What the task asks.
Line by line, repeat the data below exactly, beginning at the first line and ending at the line with "for n, v in". Omit pictures.

Dataset extract.

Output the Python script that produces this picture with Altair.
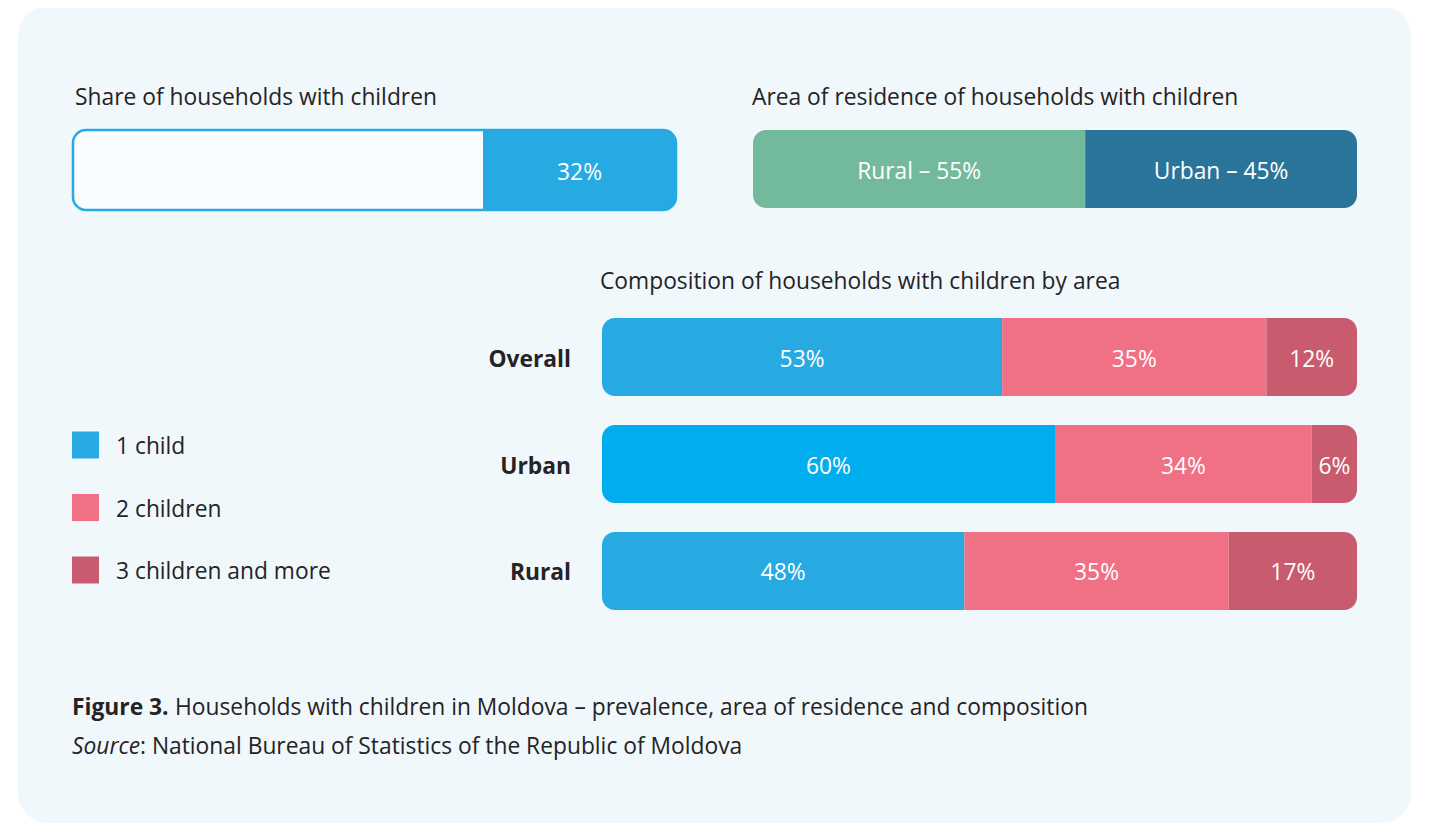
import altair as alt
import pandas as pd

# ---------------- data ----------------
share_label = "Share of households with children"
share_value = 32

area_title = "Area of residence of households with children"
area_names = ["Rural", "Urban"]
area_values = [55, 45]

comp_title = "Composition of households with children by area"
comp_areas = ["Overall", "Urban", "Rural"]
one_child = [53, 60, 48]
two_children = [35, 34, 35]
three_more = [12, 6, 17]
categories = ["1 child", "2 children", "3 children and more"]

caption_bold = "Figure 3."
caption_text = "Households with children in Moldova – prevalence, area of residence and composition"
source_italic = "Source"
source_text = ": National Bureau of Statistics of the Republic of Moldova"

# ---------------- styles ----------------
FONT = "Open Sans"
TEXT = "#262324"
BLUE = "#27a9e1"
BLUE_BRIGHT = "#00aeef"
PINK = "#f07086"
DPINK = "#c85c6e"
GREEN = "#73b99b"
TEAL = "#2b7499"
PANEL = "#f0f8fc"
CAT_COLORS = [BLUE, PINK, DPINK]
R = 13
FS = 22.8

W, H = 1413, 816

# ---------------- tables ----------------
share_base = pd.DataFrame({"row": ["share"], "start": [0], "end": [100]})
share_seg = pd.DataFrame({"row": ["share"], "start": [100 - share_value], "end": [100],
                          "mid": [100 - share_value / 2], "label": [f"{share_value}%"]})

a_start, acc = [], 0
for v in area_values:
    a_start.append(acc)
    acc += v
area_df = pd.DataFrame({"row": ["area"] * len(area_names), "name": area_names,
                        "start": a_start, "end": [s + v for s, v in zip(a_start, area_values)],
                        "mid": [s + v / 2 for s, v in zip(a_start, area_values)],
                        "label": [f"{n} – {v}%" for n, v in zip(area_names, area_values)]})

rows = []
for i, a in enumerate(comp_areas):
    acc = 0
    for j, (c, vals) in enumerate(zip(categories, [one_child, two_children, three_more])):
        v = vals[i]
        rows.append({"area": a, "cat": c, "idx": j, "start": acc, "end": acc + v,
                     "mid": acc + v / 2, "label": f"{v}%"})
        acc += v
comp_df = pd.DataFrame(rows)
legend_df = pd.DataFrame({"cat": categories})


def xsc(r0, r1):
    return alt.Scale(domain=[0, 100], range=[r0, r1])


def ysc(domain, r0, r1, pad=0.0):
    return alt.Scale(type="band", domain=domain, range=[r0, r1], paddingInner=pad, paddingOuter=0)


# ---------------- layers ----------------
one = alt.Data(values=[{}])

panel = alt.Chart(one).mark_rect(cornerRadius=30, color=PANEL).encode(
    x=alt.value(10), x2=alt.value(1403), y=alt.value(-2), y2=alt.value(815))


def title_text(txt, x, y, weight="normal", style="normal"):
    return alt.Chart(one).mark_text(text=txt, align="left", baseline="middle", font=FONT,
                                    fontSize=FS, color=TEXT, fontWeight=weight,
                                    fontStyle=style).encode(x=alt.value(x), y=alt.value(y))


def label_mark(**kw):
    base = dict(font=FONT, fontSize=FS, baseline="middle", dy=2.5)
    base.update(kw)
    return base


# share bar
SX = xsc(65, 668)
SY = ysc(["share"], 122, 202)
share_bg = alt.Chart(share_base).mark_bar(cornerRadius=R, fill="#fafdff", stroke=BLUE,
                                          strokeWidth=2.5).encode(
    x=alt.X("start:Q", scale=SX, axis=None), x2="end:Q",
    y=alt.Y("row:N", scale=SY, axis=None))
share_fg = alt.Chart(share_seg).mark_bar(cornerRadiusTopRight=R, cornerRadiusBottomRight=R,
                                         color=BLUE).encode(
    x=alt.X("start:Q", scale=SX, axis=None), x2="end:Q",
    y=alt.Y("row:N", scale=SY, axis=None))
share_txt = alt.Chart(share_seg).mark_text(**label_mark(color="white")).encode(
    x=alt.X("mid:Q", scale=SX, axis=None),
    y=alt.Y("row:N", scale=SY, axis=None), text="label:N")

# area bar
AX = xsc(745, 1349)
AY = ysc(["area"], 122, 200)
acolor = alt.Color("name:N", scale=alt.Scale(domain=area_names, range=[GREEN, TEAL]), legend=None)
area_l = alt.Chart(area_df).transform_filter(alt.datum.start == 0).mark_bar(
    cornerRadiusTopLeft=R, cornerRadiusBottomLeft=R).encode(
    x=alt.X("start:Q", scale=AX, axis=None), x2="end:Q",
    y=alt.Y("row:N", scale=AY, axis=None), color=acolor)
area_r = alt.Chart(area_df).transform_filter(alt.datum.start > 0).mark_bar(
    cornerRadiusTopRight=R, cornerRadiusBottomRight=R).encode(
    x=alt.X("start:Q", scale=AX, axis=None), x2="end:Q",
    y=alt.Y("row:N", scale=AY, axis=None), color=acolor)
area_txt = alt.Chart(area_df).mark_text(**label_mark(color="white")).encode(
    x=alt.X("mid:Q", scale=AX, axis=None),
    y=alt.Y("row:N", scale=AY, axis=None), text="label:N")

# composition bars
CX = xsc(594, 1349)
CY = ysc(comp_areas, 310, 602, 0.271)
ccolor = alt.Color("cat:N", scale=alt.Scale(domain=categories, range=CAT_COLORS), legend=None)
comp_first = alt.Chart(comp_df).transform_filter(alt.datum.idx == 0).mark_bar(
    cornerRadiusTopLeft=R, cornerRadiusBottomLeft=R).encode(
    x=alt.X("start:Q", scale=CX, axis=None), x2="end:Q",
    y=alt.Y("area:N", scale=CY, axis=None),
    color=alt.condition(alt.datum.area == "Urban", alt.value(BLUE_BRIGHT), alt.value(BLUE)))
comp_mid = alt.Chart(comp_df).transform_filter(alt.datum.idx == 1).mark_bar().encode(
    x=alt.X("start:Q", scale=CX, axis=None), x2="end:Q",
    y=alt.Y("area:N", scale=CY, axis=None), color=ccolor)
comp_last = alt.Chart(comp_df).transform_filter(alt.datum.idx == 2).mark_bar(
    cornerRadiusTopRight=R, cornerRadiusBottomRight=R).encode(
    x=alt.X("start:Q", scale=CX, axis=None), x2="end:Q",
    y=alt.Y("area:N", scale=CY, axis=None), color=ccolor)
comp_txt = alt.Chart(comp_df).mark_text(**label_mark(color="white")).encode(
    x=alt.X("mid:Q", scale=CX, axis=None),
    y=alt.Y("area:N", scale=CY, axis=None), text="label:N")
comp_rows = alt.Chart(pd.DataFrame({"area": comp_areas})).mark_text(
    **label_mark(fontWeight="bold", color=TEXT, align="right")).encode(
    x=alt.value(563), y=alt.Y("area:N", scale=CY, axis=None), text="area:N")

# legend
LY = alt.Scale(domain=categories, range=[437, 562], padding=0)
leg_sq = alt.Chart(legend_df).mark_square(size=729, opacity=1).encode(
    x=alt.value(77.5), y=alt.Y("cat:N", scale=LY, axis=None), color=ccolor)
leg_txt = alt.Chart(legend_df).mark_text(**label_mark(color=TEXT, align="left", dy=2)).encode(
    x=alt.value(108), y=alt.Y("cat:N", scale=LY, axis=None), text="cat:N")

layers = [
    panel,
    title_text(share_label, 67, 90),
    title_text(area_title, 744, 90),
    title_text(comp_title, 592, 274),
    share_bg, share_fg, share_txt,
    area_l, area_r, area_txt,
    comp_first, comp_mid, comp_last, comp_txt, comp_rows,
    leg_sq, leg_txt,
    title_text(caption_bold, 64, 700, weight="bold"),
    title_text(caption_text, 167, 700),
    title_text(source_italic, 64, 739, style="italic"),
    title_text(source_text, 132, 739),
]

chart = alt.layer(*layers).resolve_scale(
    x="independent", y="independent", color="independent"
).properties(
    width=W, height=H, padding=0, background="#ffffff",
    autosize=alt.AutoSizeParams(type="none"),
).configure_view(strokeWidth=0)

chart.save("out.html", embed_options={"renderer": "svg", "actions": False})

Expected output.
Output the Python script that produces this picture with Altair.
import altair as alt
import pandas as pd

# ---------------- data ----------------
share_label = "Share of households with children"
share_value = 32

area_title = "Area of residence of households with children"
area_names = ["Rural", "Urban"]
area_values = [55, 45]

comp_title = "Composition of households with children by area"
comp_areas = ["Overall", "Urban", "Rural"]
one_child = [53, 60, 48]
two_children = [35, 34, 35]
three_more = [12, 6, 17]
categories = ["1 child", "2 children", "3 children and more"]

caption_bold = "Figure 3."
caption_text = "Households with children in Moldova – prevalence, area of residence and composition"
source_italic = "Source"
source_text = ": National Bureau of Statistics of the Republic of Moldova"

# ---------------- styles ----------------
FONT = "Open Sans"
TEXT = "#262324"
BLUE = "#27a9e1"
BLUE_BRIGHT = "#00aeef"
PINK = "#f07086"
DPINK = "#c85c6e"
GREEN = "#73b99b"
TEAL = "#2b7499"
PANEL = "#f0f8fc"
CAT_COLORS = [BLUE, PINK, DPINK]
R = 13
FS = 22.8

W, H = 1413, 816

# ---------------- tables ----------------
share_base = pd.DataFrame({"row": ["share"], "start": [0], "end": [100]})
share_seg = pd.DataFrame({"row": ["share"], "start": [100 - share_value], "end": [100],
                          "mid": [100 - share_value / 2], "label": [f"{share_value}%"]})

a_start, acc = [], 0
for v in area_values:
    a_start.append(acc)
    acc += v
area_df = pd.DataFrame({"row": ["area"] * len(area_names), "name": area_names,
                        "start": a_start, "end": [s + v for s, v in zip(a_start, area_values)],
                        "mid": [s + v / 2 for s, v in zip(a_start, area_values)],
                        "label": [f"{n} – {v}%" for n, v in zip(area_names, area_values)]})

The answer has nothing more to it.